**Dataset excerpt**

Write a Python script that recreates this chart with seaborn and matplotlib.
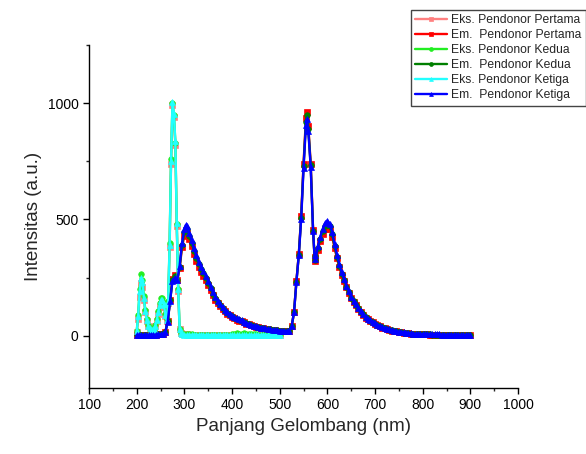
import matplotlib
matplotlib.use("Agg")
import matplotlib.pyplot as plt
from matplotlib.ticker import MultipleLocator
import seaborn as sns

# panjang gelombang (nm)
ex_x = list(range(200, 297, 3)) + [300] + list(range(305, 501, 5))
em_x = (list(range(200, 301, 5)) + [303] + list(range(305, 556, 5)) + [557]
        + list(range(560, 571, 5)) + [573] + list(range(575, 901, 5)))

# eksitasi
eks_pertama = [15, 70, 165, 225, 210, 155, 100, 65, 42, 30, 24, 23, 27, 40, 62, 92, 122,
               138, 140, 122, 85, 65, 140, 380, 740, 990, 940, 820, 470, 190, 28, 10, 6, 5,
               5, 4, 4, 4, 3, 3, 3, 3, 3, 3, 3, 3, 3, 3, 3, 3, 3, 3, 3, 3,
               3, 3, 3, 3, 3, 3, 3, 3, 3, 3, 3, 3, 3, 3, 3, 3, 3, 3, 3, 3]
eks_kedua = [20, 90, 200, 265, 240, 170, 110, 70, 45, 32, 26, 25, 30, 45, 70, 105, 140,
             160, 162, 140, 95, 70, 150, 400, 760, 1000, 950, 830, 480, 200, 30, 10, 6, 5,
             6, 5, 5, 4, 4, 4, 4, 4, 4, 4, 4, 4, 4, 4, 4, 4, 4, 4, 4, 5,
             8, 10, 9, 7, 12, 8, 6, 5, 5, 5, 4, 4, 4, 4, 4, 4, 4, 4, 4, 4]
eks_ketiga = [18, 85, 190, 248, 230, 162, 105, 67, 43, 31, 25, 24, 28, 43, 67, 100, 133,
              152, 155, 134, 90, 68, 145, 390, 750, 1005, 955, 835, 485, 200, 30, 10, 6, 4,
              3, 3, 3, 3, 3, 2, 2, 2, 2, 2, 2, 2, 2, 2, 2, 2, 2, 2, 2, 2,
              2, 2, 2, 2, 2, 2, 2, 2, 2, 2, 2, 2, 2, 2, 2, 2, 2, 2, 2, 2]

# emisi
em_pertama = ([3, 3, 3, 3, 3, 4, 4, 4, 4, 5, 5, 7, 16, 62, 155, 245, 262, 240, 290, 380, 430]
              + [445]
              + [440, 415, 385, 352, 322, 296, 274, 258, 240, 218, 195,
                 173, 155, 140, 126, 114, 104, 95, 87, 80,
                 74, 69, 65, 62, 57, 52, 48, 44, 41, 38,
                 36, 33, 31, 29, 27, 26, 24, 23, 22, 21,
                 20, 19, 18, 21, 40, 100, 235, 350, 515, 740, 935]
              + [962] + [900, 740, 455] + [340]
              + [320, 370, 405, 438, 460, 468, 458, 425, 378, 333,
                 295, 262, 236, 208, 183, 160, 144, 130, 115, 101,
                 89, 78, 70, 63, 57, 50, 45, 40, 35, 31,
                 28, 25, 22, 20, 18, 16, 14, 13, 12, 10,
                 9, 8, 7, 6, 6, 5, 5, 5, 4, 4,
                 4, 4, 4, 4, 3, 3, 3, 3, 3, 3,
                 3, 3, 3, 3, 3, 3])
em_kedua = ([3, 3, 3, 3, 3, 4, 4, 4, 4, 5, 5, 7, 15, 61, 152, 240, 256, 239, 295, 390, 445]
            + [462]
            + [457, 430, 398, 365, 334, 307, 285, 268, 249, 227, 203,
               180, 160, 145, 131, 118, 108, 98, 90, 83,
               77, 72, 68, 64, 59, 54, 49, 45, 42, 39,
               37, 34, 32, 30, 28, 27, 25, 24, 23, 22,
               21, 20, 19, 22, 40, 100, 232, 348, 508, 730, 920]
            + [948] + [890, 732, 452] + [342]
            + [325, 378, 415, 448, 472, 482, 470, 435, 386, 340,
               301, 267, 240, 211, 186, 163, 147, 133, 118, 103,
               91, 80, 71, 64, 58, 51, 46, 41, 36, 32,
               29, 26, 23, 20, 18, 16, 15, 13, 12, 10,
               9, 8, 7, 7, 6, 5, 5, 5, 5, 4,
               4, 4, 4, 4, 4, 3, 3, 3, 3, 3,
               3, 3, 3, 3, 3, 3])
em_ketiga = ([3, 3, 3, 3, 3, 4, 4, 4, 4, 5, 5, 7, 15, 60, 150, 235, 250, 238, 300, 400, 458]
             + [476]
             + [470, 442, 410, 376, 345, 318, 295, 278, 258, 235, 210,
                186, 166, 150, 135, 122, 111, 100, 92, 85,
                79, 74, 70, 66, 60, 55, 50, 46, 43, 40,
                38, 35, 33, 31, 29, 27, 25, 24, 23, 22,
                21, 20, 19, 22, 40, 100, 230, 345, 500, 720, 905]
             + [932] + [880, 725, 450] + [345]
             + [330, 385, 425, 458, 483, 495, 482, 445, 395, 348,
                308, 272, 245, 215, 190, 166, 150, 136, 120, 106,
                93, 82, 73, 66, 60, 53, 47, 42, 37, 33,
                30, 27, 24, 21, 19, 17, 15, 14, 13, 11,
                10, 9, 8, 7, 7, 6, 6, 6, 5, 5,
                5, 5, 5, 4, 4, 4, 4, 4, 4, 3,
                3, 3, 3, 3, 3, 3])

series = [
    ("Eks. Pendonor Pertama", ex_x, eks_pertama, "#ff8080", "s"),
    ("Em.  Pendonor Pertama", em_x, em_pertama, "#ff0000", "s"),
    ("Eks. Pendonor Kedua", ex_x, eks_kedua, "#22ee22", "o"),
    ("Em.  Pendonor Kedua", em_x, em_kedua, "#007f00", "o"),
    ("Eks. Pendonor Ketiga", ex_x, eks_ketiga, "#22ffff", "^"),
    ("Em.  Pendonor Ketiga", em_x, em_ketiga, "#0000ff", "^"),
]

sns.set_style("ticks")
plt.rcParams['font.family'] = ['Liberation Sans', 'DejaVu Sans']

fig = plt.figure(figsize=(5.86, 4.54), dpi=100)
ax = fig.add_axes([0.152, 0.1454, 0.732, 0.7556])

for lab, xs, ys, col, mk in series:
    sns.lineplot(x=xs, y=ys, ax=ax, color=col, marker=mk, markersize=4,
                 markeredgewidth=0.5, markeredgecolor=col, linewidth=1.7,
                 label=lab, estimator=None)

ax.set_xlim(100, 1000)
ax.set_ylim(-225, 1250)
ax.xaxis.set_major_locator(MultipleLocator(100))
ax.xaxis.set_minor_locator(MultipleLocator(50))
ax.yaxis.set_major_locator(MultipleLocator(500))
ax.yaxis.set_minor_locator(MultipleLocator(250))
ax.tick_params(which='major', direction='out', length=4, width=1, labelsize=10, colors='black')
ax.tick_params(which='minor', direction='out', length=2.5, width=1)
for s in ['left', 'bottom']:
    ax.spines[s].set_linewidth(1)
    ax.spines[s].set_color('black')
sns.despine(ax=ax)

ax.set_xlabel("Panjang Gelombang (nm)", fontsize=13.5)
ax.set_ylabel("Intensitas (a.u.)", fontsize=13.5)

leg = ax.legend(loc='upper right', bbox_to_anchor=(1.0, 0.978), bbox_transform=fig.transFigure,
                fontsize=8.7, frameon=True, fancybox=False, edgecolor='#444444',
                framealpha=1, borderpad=0.35, labelspacing=0.25, handlelength=2.6,
                handletextpad=0.4, borderaxespad=0, markerscale=0.7)
leg.get_frame().set_linewidth(1)

fig.savefig("out.png", dpi=100)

**Requirements**
Write the listing out a second time exactly, dropping all images.

**Answer to this problem**
Write a Python script that recreates this chart with seaborn and matplotlib.
import matplotlib
matplotlib.use("Agg")
import matplotlib.pyplot as plt
from matplotlib.ticker import MultipleLocator
import seaborn as sns

# panjang gelombang (nm)
ex_x = list(range(200, 297, 3)) + [300] + list(range(305, 501, 5))
em_x = (list(range(200, 301, 5)) + [303] + list(range(305, 556, 5)) + [557]
        + list(range(560, 571, 5)) + [573] + list(range(575, 901, 5)))

# eksitasi
eks_pertama = [15, 70, 165, 225, 210, 155, 100, 65, 42, 30, 24, 23, 27, 40, 62, 92, 122,
               138, 140, 122, 85, 65, 140, 380, 740, 990, 940, 820, 470, 190, 28, 10, 6, 5,
               5, 4, 4, 4, 3, 3, 3, 3, 3, 3, 3, 3, 3, 3, 3, 3, 3, 3, 3, 3,
               3, 3, 3, 3, 3, 3, 3, 3, 3, 3, 3, 3, 3, 3, 3, 3, 3, 3, 3, 3]
eks_kedua = [20, 90, 200, 265, 240, 170, 110, 70, 45, 32, 26, 25, 30, 45, 70, 105, 140,
             160, 162, 140, 95, 70, 150, 400, 760, 1000, 950, 830, 480, 200, 30, 10, 6, 5,
             6, 5, 5, 4, 4, 4, 4, 4, 4, 4, 4, 4, 4, 4, 4, 4, 4, 4, 4, 5,
             8, 10, 9, 7, 12, 8, 6, 5, 5, 5, 4, 4, 4, 4, 4, 4, 4, 4, 4, 4]
eks_ketiga = [18, 85, 190, 248, 230, 162, 105, 67, 43, 31, 25, 24, 28, 43, 67, 100, 133,
              152, 155, 134, 90, 68, 145, 390, 750, 1005, 955, 835, 485, 200, 30, 10, 6, 4,
              3, 3, 3, 3, 3, 2, 2, 2, 2, 2, 2, 2, 2, 2, 2, 2, 2, 2, 2, 2,
              2, 2, 2, 2, 2, 2, 2, 2, 2, 2, 2, 2, 2, 2, 2, 2, 2, 2, 2, 2]

# emisi
em_pertama = ([3, 3, 3, 3, 3, 4, 4, 4, 4, 5, 5, 7, 16, 62, 155, 245, 262, 240, 290, 380, 430]
              + [445]
              + [440, 415, 385, 352, 322, 296, 274, 258, 240, 218, 195,
                 173, 155, 140, 126, 114, 104, 95, 87, 80,
                 74, 69, 65, 62, 57, 52, 48, 44, 41, 38,
                 36, 33, 31, 29, 27, 26, 24, 23, 22, 21,
                 20, 19, 18, 21, 40, 100, 235, 350, 515, 740, 935]
              + [962] + [900, 740, 455] + [340]
              + [320, 370, 405, 438, 460, 468, 458, 425, 378, 333,
                 295, 262, 236, 208, 183, 160, 144, 130, 115, 101,
                 89, 78, 70, 63, 57, 50, 45, 40, 35, 31,
                 28, 25, 22, 20, 18, 16, 14, 13, 12, 10,
                 9, 8, 7, 6, 6, 5, 5, 5, 4, 4,
                 4, 4, 4, 4, 3, 3, 3, 3, 3, 3,
                 3, 3, 3, 3, 3, 3])
em_kedua = ([3, 3, 3, 3, 3, 4, 4, 4, 4, 5, 5, 7, 15, 61, 152, 240, 256, 239, 295, 390, 445]
            + [462]
            + [457, 430, 398, 365, 334, 307, 285, 268, 249, 227, 203,
               180, 160, 145, 131, 118, 108, 98, 90, 83,
               77, 72, 68, 64, 59, 54, 49, 45, 42, 39,
               37, 34, 32, 30, 28, 27, 25, 24, 23, 22,
               21, 20, 19, 22, 40, 100, 232, 348, 508, 730, 920]
            + [948] + [890, 732, 452] + [342]
            + [325, 378, 415, 448, 472, 482, 470, 435, 386, 340,
               301, 267, 240, 211, 186, 163, 147, 133, 118, 103,
               91, 80, 71, 64, 58, 51, 46, 41, 36, 32,
               29, 26, 23, 20, 18, 16, 15, 13, 12, 10,
               9, 8, 7, 7, 6, 5, 5, 5, 5, 4,
               4, 4, 4, 4, 4, 3, 3, 3, 3, 3,
               3, 3, 3, 3, 3, 3])
em_ketiga = ([3, 3, 3, 3, 3, 4, 4, 4, 4, 5, 5, 7, 15, 60, 150, 235, 250, 238, 300, 400, 458]
             + [476]
             + [470, 442, 410, 376, 345, 318, 295, 278, 258, 235, 210,
                186, 166, 150, 135, 122, 111, 100, 92, 85,
                79, 74, 70, 66, 60, 55, 50, 46, 43, 40,
                38, 35, 33, 31, 29, 27, 25, 24, 23, 22,
                21, 20, 19, 22, 40, 100, 230, 345, 500, 720, 905]
             + [932] + [880, 725, 450] + [345]
             + [330, 385, 425, 458, 483, 495, 482, 445, 395, 348,
                308, 272, 245, 215, 190, 166, 150, 136, 120, 106,
                93, 82, 73, 66, 60, 53, 47, 42, 37, 33,
                30, 27, 24, 21, 19, 17, 15, 14, 13, 11,
                10, 9, 8, 7, 7, 6, 6, 6, 5, 5,
                5, 5, 5, 4, 4, 4, 4, 4, 4, 3,
                3, 3, 3, 3, 3, 3])

series = [
    ("Eks. Pendonor Pertama", ex_x, eks_pertama, "#ff8080", "s"),
    ("Em.  Pendonor Pertama", em_x, em_pertama, "#ff0000", "s"),
    ("Eks. Pendonor Kedua", ex_x, eks_kedua, "#22ee22", "o"),
    ("Em.  Pendonor Kedua", em_x, em_kedua, "#007f00", "o"),
    ("Eks. Pendonor Ketiga", ex_x, eks_ketiga, "#22ffff", "^"),
    ("Em.  Pendonor Ketiga", em_x, em_ketiga, "#0000ff", "^"),
]

sns.set_style("ticks")
plt.rcParams['font.family'] = ['Liberation Sans', 'DejaVu Sans']

fig = plt.figure(figsize=(5.86, 4.54), dpi=100)
ax = fig.add_axes([0.152, 0.1454, 0.732, 0.7556])

for lab, xs, ys, col, mk in series:
    sns.lineplot(x=xs, y=ys, ax=ax, color=col, marker=mk, markersize=4,
                 markeredgewidth=0.5, markeredgecolor=col, linewidth=1.7,
                 label=lab, estimator=None)

ax.set_xlim(100, 1000)
ax.set_ylim(-225, 1250)
ax.xaxis.set_major_locator(MultipleLocator(100))
ax.xaxis.set_minor_locator(MultipleLocator(50))
ax.yaxis.set_major_locator(MultipleLocator(500))
ax.yaxis.set_minor_locator(MultipleLocator(250))
ax.tick_params(which='major', direction='out', length=4, width=1, labelsize=10, colors='black')
ax.tick_params(which='minor', direction='out', length=2.5, width=1)
for s in ['left', 'bottom']:
    ax.spines[s].set_linewidth(1)
    ax.spines[s].set_color('black')
sns.despine(ax=ax)

ax.set_xlabel("Panjang Gelombang (nm)", fontsize=13.5)
ax.set_ylabel("Intensitas (a.u.)", fontsize=13.5)

leg = ax.legend(loc='upper right', bbox_to_anchor=(1.0, 0.978), bbox_transform=fig.transFigure,
                fontsize=8.7, frameon=True, fancybox=False, edgecolor='#444444',
                framealpha=1, borderpad=0.35, labelspacing=0.25, handlelength=2.6,
                handletextpad=0.4, borderaxespad=0, markerscale=0.7)
leg.get_frame().set_linewidth(1)

fig.savefig("out.png", dpi=100)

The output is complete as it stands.